Modes that propagate along the surf

Modes that propagate along the surface of a conductor are often referred to as surface
plasmons (SP’s) at optical frequencies, and at microwave frequencies simply as
surface currents. It is the purpose of this thesis to show that at microwave frequencies,
by altering the surface of a metal through the addition of a photonic structure, the
properties of these modes may be controlled. In particular, control over the way in
which these modes interact with incident radiation opens up the possibility of
developing new and exciting photonic devices capable of controlling the resonant
absorptive and transmissive nature of microwave structures.
The work presented in this thesis is divided into two main sections. The initial
experimental chapters are concerned with the coupling of incident radiation to a SPP
mode that propagates along a dual periodic, corrugated aluminium-air interface,
resulting in extremely efficient absorption of the incident radiation.

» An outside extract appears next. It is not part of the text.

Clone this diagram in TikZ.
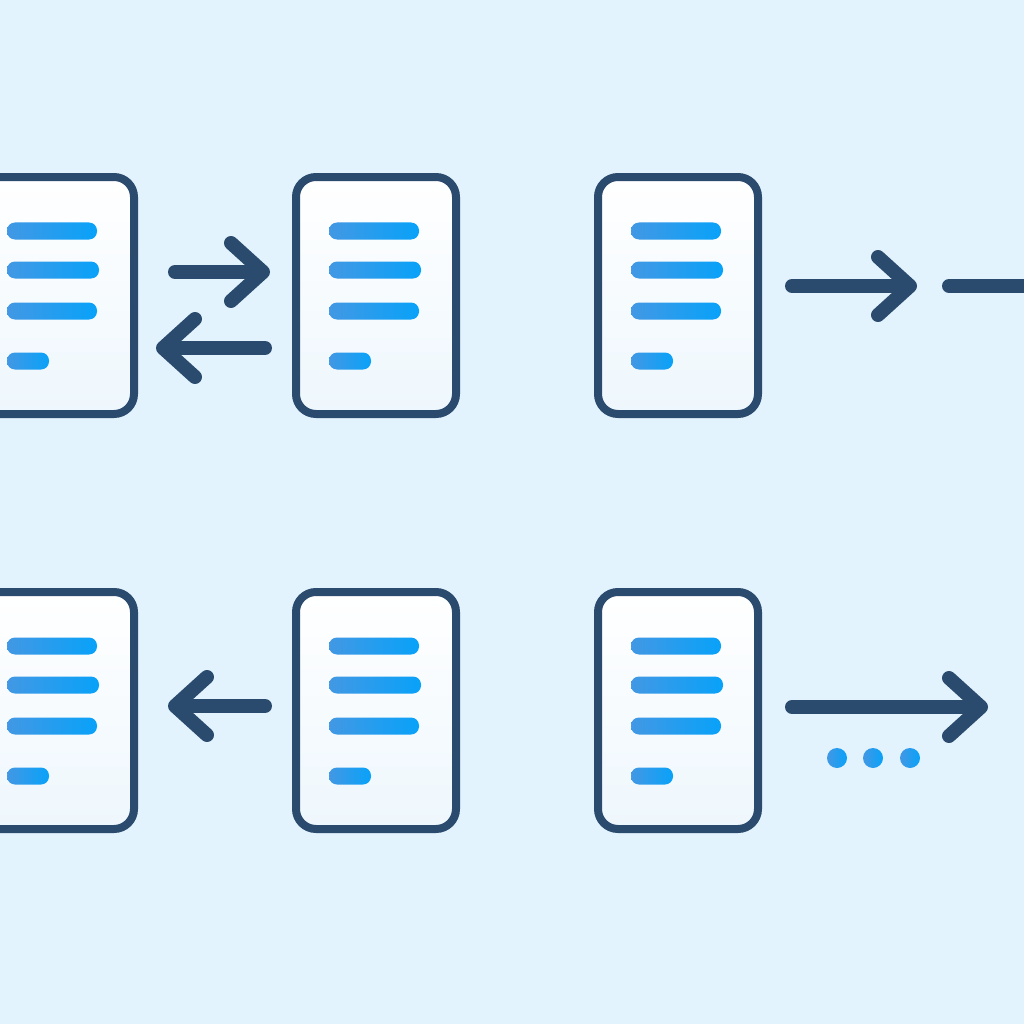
\documentclass[tikz,border=0pt]{standalone}
\usepackage{tikz}
\usetikzlibrary{arrows.meta, positioning}
\definecolor{bgblue}{RGB}{227,243,253}
\definecolor{navy}{RGB}{42,74,110}
\definecolor{barleft}{RGB}{66,152,228}
\definecolor{barright}{RGB}{8,162,249}
\definecolor{docbottom}{RGB}{238,247,253}

\begin{document}
\begin{tikzpicture}[
    x=0.1mm, y=-0.1mm,
    doc/.style={
        rectangle, rounded corners=2mm, draw=navy, line width=0.8mm,
        top color=white, bottom color=docbottom,
        minimum width=16mm, minimum height=23.7mm, inner sep=0pt
    },
    bar/.style={left color=barleft, right color=barright, rounded corners=0.8mm},
    arrow/.style={draw=navy, line width=1.4mm, line cap=round,
        -{Straight Barb[length=3.2mm, width=5.8mm, round]}},
    link/.style={draw=navy, line width=1.4mm, line cap=round},
    dot/.style={left color=barleft, right color=barright}
]
\useasboundingbox (0,0) rectangle (1024,1024);
\clip (0,0) rectangle (1024,1024);
\fill[bgblue] (0,0) rectangle (1024,1024);

% documents
\node[doc] (docA1) at (54,295.5) {};
\node[doc, right=15.4mm of docA1] (docB1) {};
\node[doc, right=13.4mm of docB1] (docC1) {};
\node[doc, below=17mm of docA1] (docA2) {};
\node[doc, below=17mm of docB1] (docB2) {};
\node[doc, below=17mm of docC1] (docC2) {};

% text lines
\foreach \d in {docA1,docB1,docC1,docA2,docB2,docC2}
  \foreach \top/\len in {-73/90, -34/92, 7/90, 57/42}
    \shade[bar] ([shift={(-47,\top)}]\d.center) rectangle ++(\len,17);

% top row
\draw[arrow] ([shift={(37,-23.5)}]docA1.east) -- ([shift={(-22,-23.5)}]docB1.west);
\draw[arrow] ([shift={(-27,52.5)}]docB1.west) -- ([shift={(18,52.5)}]docA1.east);
\draw[arrow] ([shift={(30,-9.5)}]docC1.east) -- ([shift={(155,-9.5)}]docC1.east);
\coordinate (offR) at (1060,286);
\draw[link] ([shift={(187,-9.5)}]docC1.east) -- (offR);

% bottom row
\draw[arrow] ([shift={(-27,-4.5)}]docB2.west) -- ([shift={(30,-4.5)}]docA2.east);
\draw[arrow] ([shift={(30,-3.5)}]docC2.east) -- ([shift={(226,-3.5)}]docC2.east);
\foreach \dx in {75,111,148}
  \shade[dot] ([shift={(\dx,47.5)}]docC2.east) circle (1mm);
\end{tikzpicture}
\end{document}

Further, the
frequency at which the resonant absorption occurs is shown to be remarkably
independent of the angle of incidence and, in addition, occurs at a frequency which is
predetermined by the physical parameters of the grating, demonstrating the potential
of selectively absorbing designer-surfaces.

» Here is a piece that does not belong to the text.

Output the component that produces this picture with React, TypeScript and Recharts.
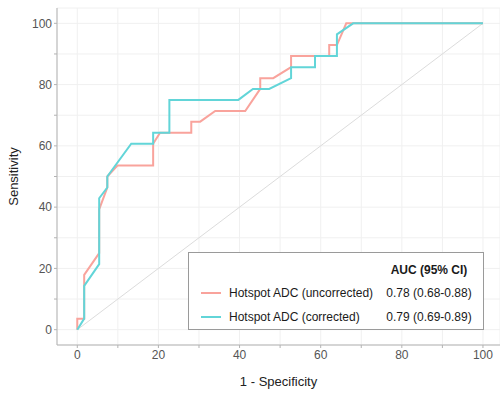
import { LineChart, Line, XAxis, YAxis, CartesianGrid, Legend } from 'recharts';

// ROC coordinates (1 - specificity, sensitivity), in %
const uncorrectedFpr = [0, 0, 1.7, 1.7, 5.4, 5.4, 7.4, 7.4, 9.9, 18.7, 18.7, 20.4, 28.1, 28.1, 30.3, 34, 41.4, 45.1, 45.1, 48.3, 52.7, 52.7, 62.1, 62.1, 64, 66.3, 100];
const uncorrectedTpr = [0, 3.6, 3.6, 17.9, 25, 39.3, 46.4, 50, 53.6, 53.6, 60.7, 64.3, 64.3, 67.9, 67.9, 71.4, 71.4, 78.6, 82.1, 82.1, 85.7, 89.3, 89.3, 92.9, 92.9, 100, 100];

const correctedFpr = [0, 1.7, 1.7, 5.4, 5.4, 7.4, 7.4, 13.3, 18.7, 18.7, 22.7, 22.7, 39.7, 43.3, 47.3, 52.7, 52.7, 58.6, 58.6, 64, 64, 68, 100];
const correctedTpr = [0, 3.6, 14.3, 21.4, 42.9, 46.4, 50, 60.7, 60.7, 64.3, 64.3, 75, 75, 78.6, 78.6, 82.1, 85.7, 85.7, 89.3, 89.3, 96.4, 100, 100];

const chanceLine = [0, 100];

const ticks = [0, 10, 20, 30, 40, 50, 60, 70, 80, 90, 100];

const seriesNames = ['Hotspot ADC (uncorrected)', 'Hotspot ADC (corrected)'];
const aucLabels = ['0.78 (0.68-0.88)', '0.79 (0.69-0.89)'];
const COLORS = ['#f9a39c', '#62d5d8'];

const toPoints = (xs: number[], ys: number[]) => xs.map((x, i) => ({ x, y: ys[i] }));

const uncorrected = toPoints(uncorrectedFpr, uncorrectedTpr);
const corrected = toPoints(correctedFpr, correctedTpr);
const diagonal = toPoints(chanceLine, chanceLine);

const FONT = '"Liberation Sans", Arial, sans-serif';
const AXIS_GREY = '#b3b3b3';

const tickLabel = (v: number) => (v % 20 === 0 ? String(v) : '');

const LegendBox = () => (
  <div
    style={{
      position: 'relative',
      width: 294,
      height: 76,
      border: '1px solid #9a9a9a',
      background: '#fff',
      fontFamily: FONT,
      fontSize: 12,
      color: '#1a1a1a',
    }}
  >
    <div style={{ position: 'absolute', left: 190, width: 100, top: 10, textAlign: 'center', fontWeight: 'bold' }}>
      AUC (95% CI)
    </div>
    {seriesNames.map((name, i) => (
      <div key={name} style={{ position: 'absolute', left: 0, top: 32 + i * 24, width: 294, height: 16 }}>
        <div style={{ position: 'absolute', left: 12, top: 7, width: 20, height: 2, background: COLORS[i] }} />
        <div style={{ position: 'absolute', left: 40, top: 1, whiteSpace: 'nowrap' }}>{name}</div>
        <div style={{ position: 'absolute', left: 190, width: 100, top: 1, textAlign: 'center', whiteSpace: 'nowrap' }}>
          {aucLabels[i]}
        </div>
      </div>
    ))}
  </div>
);

const App = () => {
  return (
    <div style={{ position: 'absolute', left: 0, top: 0 }}>
      <LineChart width={500} height={394} margin={{ top: 8, right: 0, bottom: 19, left: 17 }}>
        <CartesianGrid stroke="#f0f0f0" strokeWidth={1} />
        <XAxis
          type="number"
          dataKey="x"
          domain={[-5, 104.2]}
          ticks={ticks}
          tickFormatter={tickLabel}
          height={30}
          tickSize={3}
          tickMargin={2}
          axisLine={{ stroke: AXIS_GREY }}
          tickLine={{ stroke: AXIS_GREY }}
          tick={{ fill: '#555', fontSize: 12, fontFamily: FONT }}
          label={{ value: '1 - Specificity', position: 'bottom', offset: 2, fill: '#222', fontSize: 13, fontFamily: FONT }}
        />
        <XAxis
          xAxisId="top"
          orientation="top"
          type="number"
          domain={[-5, 104.2]}
          height={0}
          tick={false}
          tickLine={false}
          axisLine={{ stroke: AXIS_GREY }}
        />
        <YAxis
          type="number"
          domain={[-5, 105]}
          ticks={ticks}
          tickFormatter={tickLabel}
          width={40}
          tickSize={3}
          tickMargin={2}
          axisLine={{ stroke: AXIS_GREY }}
          tickLine={{ stroke: AXIS_GREY }}
          tick={{ fill: '#555', fontSize: 12, fontFamily: FONT }}
          label={{
            value: 'Sensitivity',
            angle: -90,
            position: 'insideLeft',
            offset: -4,
            fill: '#222',
            fontSize: 13,
            fontFamily: FONT,
            style: { textAnchor: 'middle' },
          }}
        />
        <Legend
          layout="horizontal"
          verticalAlign="middle"
          align="center"
          wrapperStyle={{ left: 188, top: 252, width: 296, height: 78 }}
          content={() => <LegendBox />}
        />
        <Line
          data={diagonal}
          dataKey="y"
          type="linear"
          stroke="#dcdcdc"
          strokeWidth={1}
          dot={false}
          legendType="none"
          isAnimationActive={false}
        />
        <Line
          data={uncorrected}
          dataKey="y"
          name={seriesNames[0]}
          type="linear"
          stroke={COLORS[0]}
          strokeWidth={2}
          dot={false}
          isAnimationActive={false}
        />
        <Line
          data={corrected}
          dataKey="y"
          name={seriesNames[1]}
          type="linear"
          stroke={COLORS[1]}
          strokeWidth={2}
          dot={false}
          isAnimationActive={false}
        />
      </LineChart>
    </div>
  );
};

export default App;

The subsequent experimental chapters are concerned with the extraordinary
transmission of radiation through sub-wavelength apertures, mediated by either a
photonic surface, or wave-guide modes within the aperture. This is the first
experimental study of the enhanced transmission phenomenon to be conducted in the
microwave regime, and together with the finite element method modelling of the
system provides remarkable and original insight into the characteristics observed in
the transmission spectra through such structures